Items from a data source
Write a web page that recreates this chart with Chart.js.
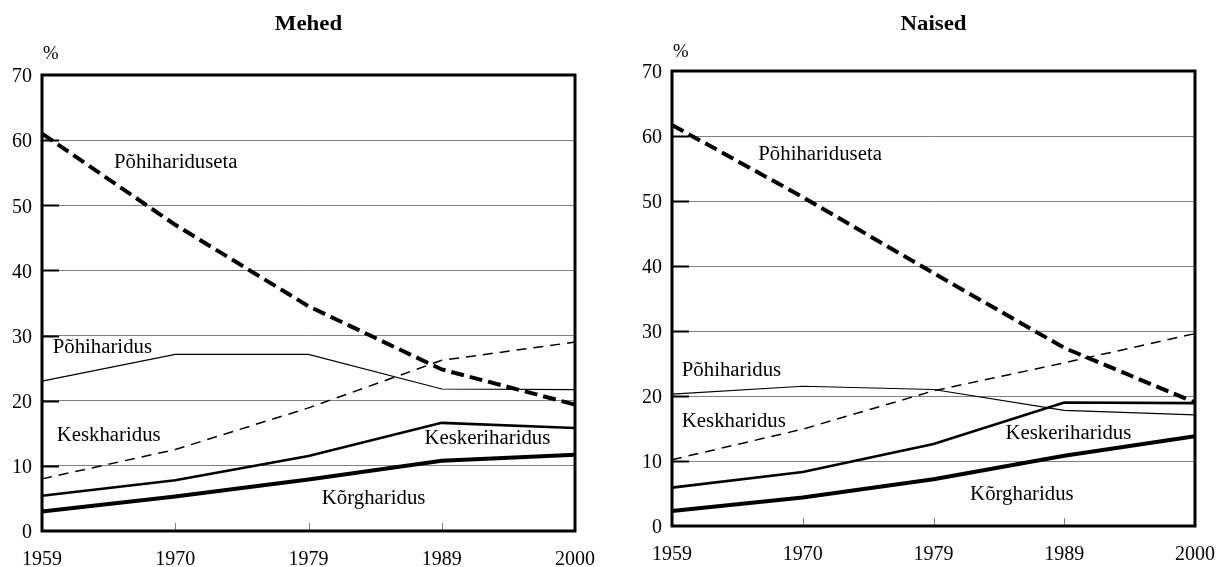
<!DOCTYPE html>
<html>
<head>
<meta charset="utf-8">
<script src="https://cdn.jsdelivr.net/npm/chart.js@4.4.1/dist/chart.umd.min.js"></script>
<style>
  html, body { margin: 0; padding: 0; background: #fff; }
  #wrap { position: relative; width: 1232px; height: 567px; overflow: hidden; }
  canvas { position: absolute; top: 0; }
</style>
</head>
<body>
<div id="wrap">
  <canvas id="c1" width="616" height="567" style="left:0"></canvas>
  <canvas id="c2" width="616" height="567" style="left:616px"></canvas>
</div>
<script>
// ---- Data ----
const years = ['1959', '1970', '1979', '1989', '2000'];
const yTicks = [0, 10, 20, 30, 40, 50, 60, 70];

const seriesNames = ['Põhihariduseta', 'Põhiharidus', 'Keskharidus', 'Keskeriharidus', 'Kõrgharidus'];

// Mehed (men), %
const menPohihariduseta = [61.0, 47.0, 34.5, 24.8, 19.4];
const menPohiharidus    = [23.0, 27.1, 27.1, 21.8, 21.7];
const menKeskharidus    = [8.0, 12.5, 18.9, 26.2, 29.0];
const menKeskeriharidus = [5.4, 7.8, 11.5, 16.6, 15.8];
const menKorgharidus    = [3.0, 5.3, 7.9, 10.8, 11.7];

// Naised (women), %
const womenPohihariduseta = [61.7, 50.6, 38.9, 27.4, 19.0];
const womenPohiharidus    = [20.3, 21.5, 21.0, 17.8, 17.1];
const womenKeskharidus    = [10.2, 14.9, 20.8, 25.1, 29.6];
const womenKeskeriharidus = [5.9, 8.3, 12.6, 19.0, 18.9];
const womenKorgharidus    = [2.3, 4.4, 7.2, 10.8, 13.8];

// ---- Styles (separate from data) ----
const lineStyles = [
  { borderWidth: 4,   borderDash: [13, 6] },
  { borderWidth: 1.2, borderDash: [] },
  { borderWidth: 1.5, borderDash: [10, 7] },
  { borderWidth: 2.6, borderDash: [] },
  { borderWidth: 4,   borderDash: [] }
];

// in-plot label anchors (category index, value) for the series names
const menLabelAnchors = [[0.54, 56.6], [0.08, 28.1], [0.11, 14.6], [2.87, 14.1], [2.10, 5.0]];
const womenLabelAnchors = [[0.66, 57.1], [0.075, 23.9], [0.075, 16.0], [2.55, 14.2], [2.28, 4.8]];

const SERIF = '"Liberation Serif", "Times New Roman", serif';
const STRETCH = 1.04;

function drawStretchedText(ctx, text, x, y, font, align) {
  ctx.save();
  ctx.font = font;
  ctx.fillStyle = '#000';
  ctx.textBaseline = 'middle';
  const w = ctx.measureText(text).width * STRETCH;
  let left = x;
  if (align === 'center') left = x - w / 2;
  ctx.translate(left, y);
  ctx.scale(STRETCH, 1);
  ctx.textAlign = 'left';
  ctx.fillText(text, 0, 0);
  ctx.restore();
}

const decorPlugin = {
  id: 'decor',
  afterDraw(chart) {
    const o = chart.options.plugins.decor;
    const ctx = chart.ctx;
    const a = chart.chartArea;
    const xs = chart.scales.x, ys = chart.scales.y;
    ctx.save();
    // inner x tick marks
    ctx.strokeStyle = '#808080';
    ctx.lineWidth = 1;
    for (let i = 1; i < years.length - 1; i++) {
      const px = Math.round(xs.getPixelForValue(i)) + 0.5;
      ctx.beginPath();
      ctx.moveTo(px, a.bottom);
      ctx.lineTo(px, a.bottom - 8);
      ctx.stroke();
    }
    // inner y tick marks
    ctx.strokeStyle = '#000';
    ctx.lineWidth = 2;
    for (const v of yTicks) {
      if (v === 0 || v === 70) continue;
      const py = Math.round(ys.getPixelForValue(v)) + 0.5;
      ctx.beginPath();
      ctx.moveTo(a.left, py);
      ctx.lineTo(a.left + 17, py);
      ctx.stroke();
    }
    // frame
    ctx.lineWidth = 3;
    ctx.strokeStyle = '#000';
    ctx.strokeRect(a.left, a.top, a.right - a.left, a.bottom - a.top);
    ctx.restore();
    // title
    drawStretchedText(ctx, o.title, (a.left + a.right) / 2, 24, 'bold 22px ' + SERIF, 'center');
    // percent sign
    drawStretchedText(ctx, '%', a.left + 1, o.pctY, '18px ' + SERIF, 'left');
    // series labels
    o.anchors.forEach((p, i) => {
      const px = xs.getPixelForValue(p[0]);
      const py = ys.getPixelForValue(p[1]);
      drawStretchedText(ctx, seriesNames[i], px, py, '20px ' + SERIF, 'left');
    });
  }
};

function makeChart(id, title, seriesValues, anchors, lay) {
  const datasets = seriesValues.map((vals, i) => ({
    label: seriesNames[i],
    data: vals,
    borderColor: '#000',
    backgroundColor: '#000',
    borderWidth: lineStyles[i].borderWidth,
    borderDash: lineStyles[i].borderDash,
    pointRadius: 0,
    tension: 0,
    fill: false,
    clip: 2
  }));
  return new Chart(document.getElementById(id), {
    type: 'line',
    data: { labels: years, datasets },
    plugins: [decorPlugin],
    options: {
      responsive: false,
      animation: false,
      devicePixelRatio: 1,
      layout: { padding: { left: 0, right: lay.right, top: lay.top, bottom: 0 } },
      plugins: {
        legend: { display: false },
        tooltip: { enabled: false },
        decor: { title, anchors, pctY: lay.pctY }
      },
      scales: {
        x: {
          type: 'category',
          offset: false,
          grid: { display: false, drawTicks: false },
          border: { display: false },
          ticks: {
            color: '#000',
            font: { family: SERIF, size: 20 },
            padding: 17,
            maxRotation: 0,
            autoSkip: false
          },
          afterFit(scale) { scale.height = lay.xh; }
        },
        y: {
          min: 0,
          max: 70,
          grid: {
            drawTicks: false,
            lineWidth: 1,
            color: (c) => (c.tick && (c.tick.value === 0 || c.tick.value === 70)) ? 'rgba(0,0,0,0)' : '#808080'
          },
          border: { display: false },
          afterBuildTicks(scale) { scale.ticks = yTicks.map(v => ({ value: v })); },
          ticks: {
            color: '#000',
            font: { family: SERIF, size: 20 },
            padding: 10,
            labelOffset: 2
          },
          afterFit(scale) { scale.width = lay.yw; }
        }
      }
    }
  });
}

makeChart('c1', 'Mehed',
  [menPohihariduseta, menPohiharidus, menKeskharidus, menKeskeriharidus, menKorgharidus],
  menLabelAnchors, { yw: 42, right: 41, top: 75, xh: 36, pctY: 54 });

makeChart('c2', 'Naised',
  [womenPohihariduseta, womenPohiharidus, womenKeskharidus, womenKeskeriharidus, womenKorgharidus],
  womenLabelAnchors, { yw: 56, right: 27, top: 71, xh: 41, pctY: 52 });
</script>
</body>
</html>
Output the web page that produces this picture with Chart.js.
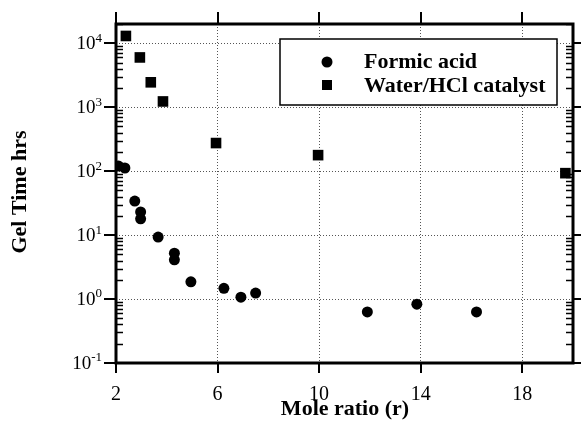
<!DOCTYPE html>
<html>
<head>
<meta charset="utf-8">
<script src="https://cdn.jsdelivr.net/npm/chart.js@4/dist/chart.umd.min.js"></script>
<style>
  html, body { margin: 0; padding: 0; background: #fff; }
  #wrap { width: 583px; height: 423px; }
</style>
</head>
<body>
<div id="wrap"><canvas id="gel"></canvas></div>
<script>
// mole ratio (r) vs gel time (hrs)
var formicX = [2.1, 2.35, 2.74, 2.97, 2.97, 3.66, 4.3, 4.3, 4.95, 6.25, 6.92, 7.5, 11.9, 13.85, 16.2];
var formicY = [120, 112, 34, 23, 18, 9.3, 5.2, 4.1, 1.86, 1.47, 1.07, 1.24, 0.63, 0.83, 0.63];
var waterX = [2.39, 2.94, 3.37, 3.85, 5.94, 9.96, 19.7];
var waterY = [13000, 6000, 2450, 1230, 275, 178, 93];

var xTicks = [2, 6, 10, 14, 18];
var yTicks = [0.1, 1, 10, 100, 1000, 10000];
var yExp = ['-1', '0', '1', '2', '3', '4'];
var labels = ['Formic acid', 'Water/HCl catalyst'];

var serif = '"Liberation Serif", "Times New Roman", serif';

function pts(xs, ys) {
  return xs.map(function (x, i) { return {x: x, y: ys[i]}; });
}

// frame, tick marks, y labels, titles and boxed legend
var decor = {
  id: 'decor',
  afterDatasetsDraw: function (chart) {
    var ctx = chart.ctx, a = chart.chartArea;
    var xs = chart.scales.x, ys = chart.scales.y;
    ctx.save();
    ctx.strokeStyle = '#000';

    // x major ticks, top and bottom
    ctx.lineWidth = 2;
    xTicks.forEach(function (v) {
      var px = Math.round(xs.getPixelForValue(v));
      ctx.beginPath();
      ctx.moveTo(px, a.bottom); ctx.lineTo(px, a.bottom + 10);
      ctx.moveTo(px, a.top); ctx.lineTo(px, a.top - 12);
      ctx.stroke();
    });

    // y major ticks, outward on both sides
    yTicks.forEach(function (v) {
      var py = Math.round(ys.getPixelForValue(v));
      ctx.beginPath();
      ctx.moveTo(a.left, py); ctx.lineTo(a.left - 12, py);
      ctx.moveTo(a.right, py); ctx.lineTo(a.right + 8, py);
      ctx.stroke();
    });

    // y minor ticks, inward
    ctx.lineWidth = 1.5;
    yTicks.forEach(function (d) {
      for (var m = 2; m <= 9; m++) {
        var v = m * d;
        if (v > ys.max) break;
        var py = Math.round(ys.getPixelForValue(v)) + 0.5;
        ctx.beginPath();
        ctx.moveTo(a.left, py); ctx.lineTo(a.left + 7, py);
        ctx.moveTo(a.right, py); ctx.lineTo(a.right - 7, py);
        ctx.stroke();
      }
    });

    // frame
    ctx.lineWidth = 3;
    ctx.strokeRect(a.left, a.top, a.right - a.left, a.bottom - a.top);

    // y labels 10^n
    ctx.fillStyle = '#000';
    ctx.textAlign = 'right';
    ctx.textBaseline = 'middle';
    yTicks.forEach(function (v, i) {
      var py = ys.getPixelForValue(v);
      ctx.font = '13px ' + serif;
      var w = ctx.measureText(yExp[i]).width;
      ctx.fillText(yExp[i], 102, py - 5);
      ctx.font = '19px ' + serif;
      ctx.fillText('10', 102 - w, py + 1);
    });

    // axis titles
    ctx.font = 'bold 22px ' + serif;
    ctx.textAlign = 'center';
    ctx.fillText('Mole ratio (r)', 345, 409);
    ctx.save();
    ctx.translate(20, 192);
    ctx.rotate(-Math.PI / 2);
    ctx.fillText('Gel Time hrs', 0, 0);
    ctx.restore();

    // legend box
    var bx = 280, by = 39, bw = 277, bh = 66;
    ctx.fillStyle = '#fff';
    ctx.fillRect(bx, by, bw, bh);
    ctx.lineWidth = 1.5;
    ctx.strokeRect(bx, by, bw, bh);
    ctx.fillStyle = '#000';
    ctx.beginPath();
    ctx.arc(327, 62, 5.5, 0, Math.PI * 2);
    ctx.fill();
    ctx.fillRect(322, 80, 10, 10);
    ctx.font = 'bold 22px ' + serif;
    ctx.textAlign = 'left';
    ctx.fillText(labels[0], 364, 62);
    ctx.fillText(labels[1], 364, 86);

    ctx.restore();
  }
};

new Chart(document.getElementById('gel'), {
  type: 'scatter',
  data: {
    datasets: [
      {
        label: labels[0],
        data: pts(formicX, formicY),
        pointStyle: 'circle',
        pointRadius: 5.5,
        pointBorderWidth: 0,
        backgroundColor: '#000',
        borderColor: '#000'
      },
      {
        label: labels[1],
        data: pts(waterX, waterY),
        pointStyle: 'rect',
        pointRadius: 7.5,
        pointBorderWidth: 0,
        backgroundColor: '#000',
        borderColor: '#000'
      }
    ]
  },
  options: {
    responsive: true,
    maintainAspectRatio: false,
    animation: false,
    layout: { padding: { top: 24, right: 10, left: 0, bottom: 0 } },
    plugins: {
      legend: { display: false },
      tooltip: { enabled: false }
    },
    scales: {
      x: {
        type: 'linear',
        min: 2,
        max: 20,
        afterBuildTicks: function (s) { s.ticks = xTicks.map(function (v) { return {value: v}; }); },
        afterFit: function (s) { s.height = 60; },
        ticks: {
          color: '#000',
          font: { family: serif, size: 20 },
          padding: 20
        },
        grid: { color: '#555', lineWidth: 1, drawTicks: false },
        border: { display: false, dash: [1, 2] }
      },
      y: {
        type: 'logarithmic',
        min: 0.1,
        max: 20000,
        afterBuildTicks: function (s) { s.ticks = yTicks.map(function (v) { return {value: v}; }); },
        afterFit: function (s) { s.width = 116; },
        ticks: { display: false },
        grid: { color: '#555', lineWidth: 1, drawTicks: false },
        border: { display: false, dash: [1, 2] }
      }
    }
  },
  plugins: [decor]
});
</script>
</body>
</html>
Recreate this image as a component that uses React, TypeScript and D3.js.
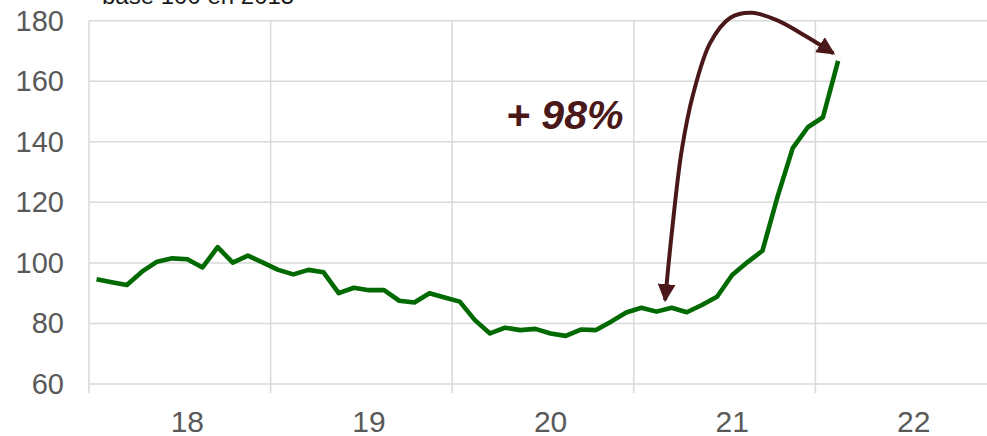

§ What you should do: Repeat, with no pictures, each line from the beginning of the data through the line containing "14.2], [2.28, 4.8]];", inclusive.

§ Task response:
Write a web page that recreates this chart with Chart.js.
<!DOCTYPE html>
<html>
<head>
<meta charset="utf-8">
<script src="https://cdn.jsdelivr.net/npm/chart.js@4.4.1/dist/chart.umd.min.js"></script>
<style>
  html, body { margin: 0; padding: 0; background: #fff; }
  #wrap { position: relative; width: 1232px; height: 567px; overflow: hidden; }
  canvas { position: absolute; top: 0; }
</style>
</head>
<body>
<div id="wrap">
  <canvas id="c1" width="616" height="567" style="left:0"></canvas>
  <canvas id="c2" width="616" height="567" style="left:616px"></canvas>
</div>
<script>
// ---- Data ----
const years = ['1959', '1970', '1979', '1989', '2000'];
const yTicks = [0, 10, 20, 30, 40, 50, 60, 70];

const seriesNames = ['Põhihariduseta', 'Põhiharidus', 'Keskharidus', 'Keskeriharidus', 'Kõrgharidus'];

// Mehed (men), %
const menPohihariduseta = [61.0, 47.0, 34.5, 24.8, 19.4];
const menPohiharidus    = [23.0, 27.1, 27.1, 21.8, 21.7];
const menKeskharidus    = [8.0, 12.5, 18.9, 26.2, 29.0];
const menKeskeriharidus = [5.4, 7.8, 11.5, 16.6, 15.8];
const menKorgharidus    = [3.0, 5.3, 7.9, 10.8, 11.7];

// Naised (women), %
const womenPohihariduseta = [61.7, 50.6, 38.9, 27.4, 19.0];
const womenPohiharidus    = [20.3, 21.5, 21.0, 17.8, 17.1];
const womenKeskharidus    = [10.2, 14.9, 20.8, 25.1, 29.6];
const womenKeskeriharidus = [5.9, 8.3, 12.6, 19.0, 18.9];
const womenKorgharidus    = [2.3, 4.4, 7.2, 10.8, 13.8];

// ---- Styles (separate from data) ----
const lineStyles = [
  { borderWidth: 4,   borderDash: [13, 6] },
  { borderWidth: 1.2, borderDash: [] },
  { borderWidth: 1.5, borderDash: [10, 7] },
  { borderWidth: 2.6, borderDash: [] },
  { borderWidth: 4,   borderDash: [] }
];

// in-plot label anchors (category index, value) for the series names
const menLabelAnchors = [[0.54, 56.6], [0.08, 28.1], [0.11, 14.6], [2.87, 14.1], [2.10, 5.0]];
const womenLabelAnchors = [[0.66, 57.1], [0.075, 23.9], [0.075, 16.0], [2.55, 14.2], [2.28, 4.8]];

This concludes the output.